Saccharomyces cerevisiae and Schizosaccharomyces pombe contain a homologue to the 54-kD subunit of the signal recognition particle that in S. cerevisiae is essential for growth.
- Author(s): Hann, BC
- Poritz, MA
- Walter, P
- et al.
Published Web Locationhttps://doi.org/10.1083/jcb.109.6.3223
We have isolated and sequenced genes from Saccharomyces cerevisiae (SRP54SC) and Schizosaccharomyces pombe (SRP54sp) encoding proteins homologous to both the 54-kD protein subunit (SRP54mam) of the mammalian signal recognition particle (SRP) and the product of a gene of unknown function in Escherichia coli, ffh (Römisch, K., J. Webb, J. Herz, S. Prehn, R. Frank, M. Vingron, and B. Dobberstein. 1989. Nature (Lond.). 340:478-482; Bernstein H. D., M. A. Poritz, K. Strub, P. J. Hoben, S. Brenner, P. Walter. 1989. Nature (Lond.). 340:482-486). To accomplish this we took advantage of short stretches of conserved sequence between ffh and SRP54mam and used the polymerase chain reaction (PCR) to amplify fragments of the homologous yeast genes. The DNA sequences predict proteins for SRP54sc and SRP54sp that are 47% and 52% identical to SRP54mam, respectively. Like SRP54mam and ffh, both predicted yeast proteins contain a GTP binding consensus sequence in their NH2-terminal half (G-domain), and methionine-rich sequences in their COOH-terminal half (M-domain). In contrast to SRP54mam and ffh the yeast proteins contain additional Met-rich sequences inserted at the COOH-terminal portion of the M-domain.
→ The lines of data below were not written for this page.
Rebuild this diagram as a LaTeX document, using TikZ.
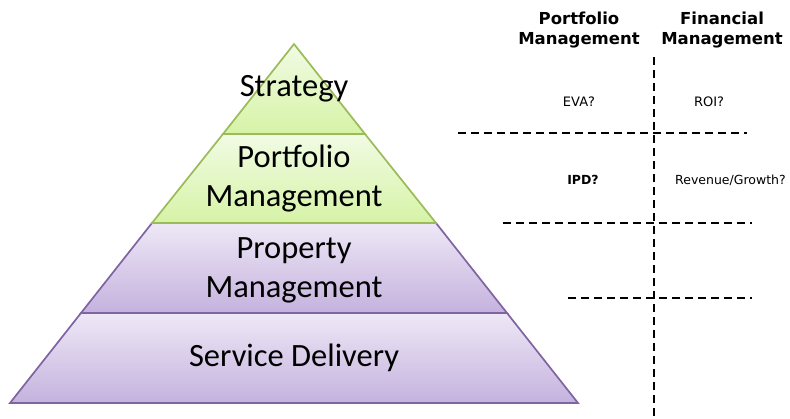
\documentclass[tikz,border=0pt]{standalone}
\usepackage{fontspec}
\setmainfont{Carlito}
\newfontfamily\gridfont{DejaVu Sans}
\usetikzlibrary{positioning}
\definecolor{LevelGreen}{HTML}{9BBB59}
\definecolor{GreenTop}{HTML}{F1FBE4}
\definecolor{GreenBottom}{HTML}{D6F3A6}
\definecolor{LevelPurple}{HTML}{8064A2}
\definecolor{PurpleTop}{HTML}{EEE8F6}
\definecolor{PurpleBottom}{HTML}{C4B2DE}
\tikzset{
  level/.style={font=\fontsize{32.5}{39}\selectfont, align=center},
  head/.style={font=\gridfont\bfseries\fontsize{16.5}{20}\selectfont, align=center},
  cell/.style={font=\gridfont\fontsize{13}{15}\selectfont},
  gridline/.style={dash pattern=on 8pt off 5pt, line width=1.4pt},
  greenpart/.style={top color=GreenTop, bottom color=GreenBottom, draw=LevelGreen, line width=1.7pt},
  purplepart/.style={top color=PurpleTop, bottom color=PurpleBottom, draw=LevelPurple, line width=1.7pt}
}

\begin{document}
\begin{tikzpicture}[x=1pt,y=-1pt]
  \useasboundingbox (0,0) rectangle (790,418);

  % pyramid
  \path[purplepart] (81,313) -- (507,313) -- (578,403) -- (10,403) -- cycle;
  \path[purplepart] (152,223) -- (436,223) -- (507,313) -- (81,313) -- cycle;
  \path[greenpart] (223,134) -- (365,134) -- (436,223) -- (152,223) -- cycle;
  \path[greenpart] (294,44) -- (365,134) -- (223,134) -- cycle;

  \node[level] (strategy) at (294,89) {Strategy};
  \node[level] (portfolio) at (294,179) {Portfolio\\Management};
  \node[level] (property) at (294,270) {Property\\Management};
  \node[level] (service) at (294,358) {Service Delivery};

  % measures
  \node[head] (pmhead) at (579,30) {Portfolio\\Management};
  \node[head] (fmhead) at (722,30) {Financial\\Management};

  \coordinate (vtop) at (654,57);
  \coordinate (vbot) at (654,418);
  \coordinate (h1l) at (458,133);
  \coordinate (h1r) at (747,133);
  \coordinate (h2l) at (503,223);
  \coordinate (h2r) at (752,223);
  \coordinate (h3l) at (568,298);
  \coordinate (h3r) at (752,298);

  \draw[gridline] (vtop) -- (vbot);
  \draw[gridline] (h1l) -- (h1r);
  \draw[gridline] (h2l) -- (h2r);
  \draw[gridline] (h3l) -- (h3r);

  \node[cell] (eva) at (579,102) {EVA?};
  \node[cell] (roi) at (709,102) {ROI?};
  \node[cell, font=\gridfont\bfseries\fontsize{12.5}{15}\selectfont] (ipd) at (583,180) {IPD?};
  \node[cell, anchor=west, inner sep=0pt, font=\gridfont\fontsize{12.5}{15}\selectfont] (revenue) at (675,180) {Revenue/Growth?};

\end{tikzpicture}
\end{document}
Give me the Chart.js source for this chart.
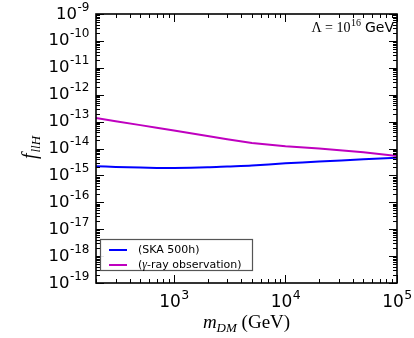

SRP54sp contains a 480-nucleotide intron located 78 nucleotides from the 5' end of the open reading frame. Although the function of the yeast homologues is unknown, gene disruption experiments in S. cerevisiae show that the gene is essential for growth. The identification of SRP54sc and SRP54sp provides the first evidence for SRP related proteins in yeast.